Introducing V-RAG: revolutionizing AI-powered video production with Retrieval Augmented Generation
TL;DR
V-RAG (Video Retrieval-Augmented Generation) merges classic RAG techniques with AI video generation to produce more consistent and factually grounded video content.
Key Points
- Instead of hallucinating footage from scratch, the system retrieves relevant video clips and metadata from a knowledge base before generating output.
- AWS introduced the approach on its Machine Learning Blog, with an implementation built around services like Bedrock and S3.
- The method targets common AI video pitfalls such as inconsistent character appearance and factual inaccuracies across scenes.
Nauti's Take
The word 'revolutionizing' in the headline is textbook AWS marketing — what is actually described here is a sensible, predictable extension of RAG to a new modality. That said, the underlying idea is sound: video AI without retrieval is like a journalist with no archive access.
The real test comes when V-RAG meets actual production pipelines, where rights clearance on source clips is still a mess.

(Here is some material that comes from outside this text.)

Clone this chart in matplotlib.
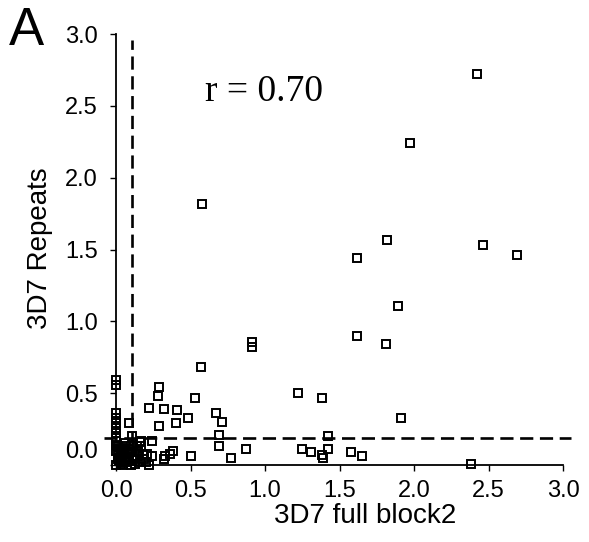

Until then, it is a promising AWS showcase with a serious idea at its center.
Context
AI video generation still struggles with the same core problems that plagued early language models: hallucinations, inconsistency, and limited output control. V-RAG transplants a proven fix from the text domain into video — conceptually obvious, but technically non-trivial. Anyone serious about automating professional video production needs exactly this kind of grounding in real, retrievable data.
The AWS framing makes clear that the intended path runs through their own cloud stack.